When the comeback was complete, the GM didn't march into the locker room. He never does. It isn't fair to his coach to come say something when emotions are snarling after a loss because those conversations are best at breakfast in the morning, after a night's sleep. "And so, I'm not going in there to take a victory lap after we've won a game either," Olshey said.

For the Clippers, this game meant so much. They spared themselves a 1-0 hole, the embarrassment of a blowout loss and the inner doubts that exist when a young team's never done anything in the playoffs. Well, they did something. They made one of the great comebacks in NBA history, and they did it because Chris Paul's greatness, his will, declared it possible.

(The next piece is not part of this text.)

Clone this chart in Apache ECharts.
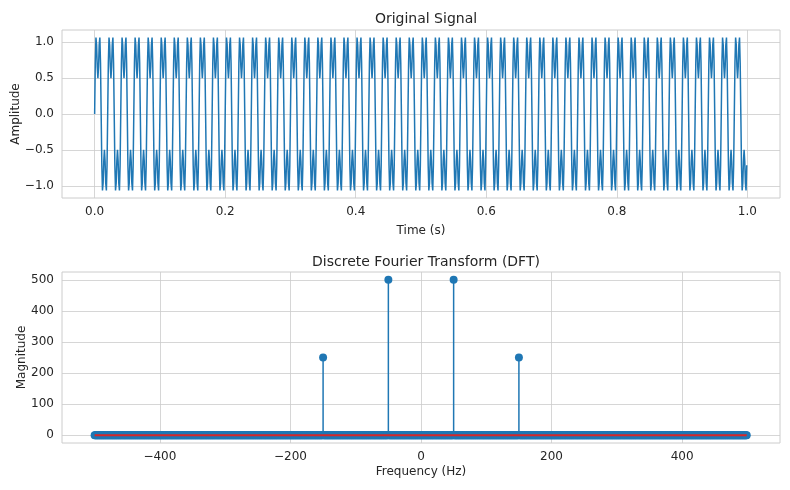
<!DOCTYPE html>
<html><head><meta charset="utf-8">
<script src="https://cdn.jsdelivr.net/npm/echarts@6/dist/echarts.min.js"></script>
<style>html,body{margin:0;padding:0;background:#fff}#c{width:790px;height:490px}</style>
</head><body><div id="c"></div>
<script>
// One period (20 samples at 1000 Hz) of the signal; it repeats 50 times over 1 s
const periodValues = [0, 0.714, 1.064, 0.964, 0.657, 0.5, 0.657, 0.964, 1.064, 0.714,
  0, -0.714, -1.064, -0.964, -0.657, -0.5, -0.657, -0.964, -1.064, -0.714];
const sampleRate = 1000;
const repeats = 50;
// DFT peaks (frequency Hz, magnitude)
const peakFreqs = [-150, -50, 50, 150];
const peakMags = [250, 500, 500, 250];
const topXTicks = [0, 0.2, 0.4, 0.6, 0.8, 1.0];
const topYTicks = [-1, -0.5, 0, 0.5, 1];
const botXTicks = [-400, -200, 0, 200, 400];
const botYTicks = [0, 100, 200, 300, 400, 500];

const signal = [];
for (let r = 0; r < repeats; r++) periodValues.forEach((v, i) => signal.push([(r * periodValues.length + i) / sampleRate, v]));
const freqs = [];
for (let k = -sampleRate / 2; k < sampleRate / 2; k++) freqs.push(k);
const mags = freqs.map(f => { const j = peakFreqs.indexOf(f); return [f, j >= 0 ? peakMags[j] : 0]; });
const stems = [];
peakFreqs.forEach((f, j) => { stems.push([f, 0], [f, peakMags[j]], '-'); });

const minus = s => String(s).replace('-', '\u2212');
const lab = {color: '#262626', fontSize: 12, fontFamily: 'DejaVu Sans'};
const grid = {show: true, borderColor: '#cccccc', borderWidth: 1, containLabel: false, outerBoundsMode: 'none'};
const split = {show: true, lineStyle: {color: '#cccccc', width: 0.8}};
function ax(extra, ticks, fmt) {
  return Object.assign({type: 'value', axisLine: {show: false}, nameMoveOverlap: false,
    axisTick: {show: false, customValues: ticks},
    axisLabel: Object.assign({customValues: ticks, formatter: v => minus(fmt(v))}, lab),
    splitLine: split, nameTextStyle: lab}, extra);
}
const tstyle = {fontSize: 14, fontWeight: 'normal', color: '#262626', fontFamily: 'DejaVu Sans'};
const chart = echarts.init(document.getElementById('c'), null, {renderer: 'canvas'});
chart.setOption({
  animation: false,
  title: [
    {text: 'Original Signal', left: 421, top: 7, textAlign: 'center', textStyle: tstyle},
    {text: 'Discrete Fourier Transform (DFT)', left: 421, top: 250, textAlign: 'center', textStyle: tstyle}
  ],
  grid: [
    Object.assign({left: 62, right: 10, top: 30, height: 168}, grid),
    Object.assign({left: 62, right: 10, top: 272, height: 171}, grid)
  ],
  xAxis: [
    ax({gridIndex: 0, min: -0.05, max: 1.05, name: 'Time (s)', nameLocation: 'middle', nameGap: 27}, topXTicks, v => v.toFixed(1)),
    ax({gridIndex: 1, min: -550, max: 550, name: 'Frequency (Hz)', nameLocation: 'middle', nameGap: 23}, botXTicks, v => String(v))
  ],
  yAxis: [
    ax({gridIndex: 0, min: -1.17, max: 1.17, name: 'Amplitude', nameLocation: 'middle', nameGap: 40}, topYTicks, v => v.toFixed(1)),
    ax({gridIndex: 1, min: -25, max: 525, name: 'Magnitude', nameLocation: 'middle', nameGap: 34}, botYTicks, v => String(v))
  ],
  series: [
    {type: 'line', xAxisIndex: 0, yAxisIndex: 0, data: signal, showSymbol: false, lineStyle: {color: '#1f77b4', width: 1.5}},
    {type: 'line', xAxisIndex: 1, yAxisIndex: 1, data: stems, showSymbol: false, connectNulls: false, lineStyle: {color: '#1f77b4', width: 1.5}, z: 2},
    {type: 'scatter', xAxisIndex: 1, yAxisIndex: 1, data: mags, symbolSize: 8, itemStyle: {color: '#1f77b4', opacity: 1}, z: 3},
    {type: 'line', xAxisIndex: 1, yAxisIndex: 1, data: [[-500, 0], [499, 0]], showSymbol: false, lineStyle: {color: '#d62728', width: 2}, z: 4}
  ]
});
</script></body></html>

That's why Neil Olshey always knew he had to make that trade with New Orleans for Paul, why it was destined to transform the franchise.

And as the Clippers celebrated in the winning locker room, Neil Olshey marched out the door amongst those loud, wild Grizzlies fans who had suddenly turned so sullen. As the Clippers GM walked around in Memphis, he knew this night would be remembered for that single, solitary voice amidst all that mayhem. Somewhere, somehow, a franchise has to make a stand. Finally.

"Without Chris, we're not getting there tonight," Olshey said.

Yes, Neil Olshey knew he had to make that trade for Chris Paul. He just didn't know how badly until late Sunday, until all hell was breaking loose in Memphis, until no one was laughing at the Los Angeles Clippers anymore.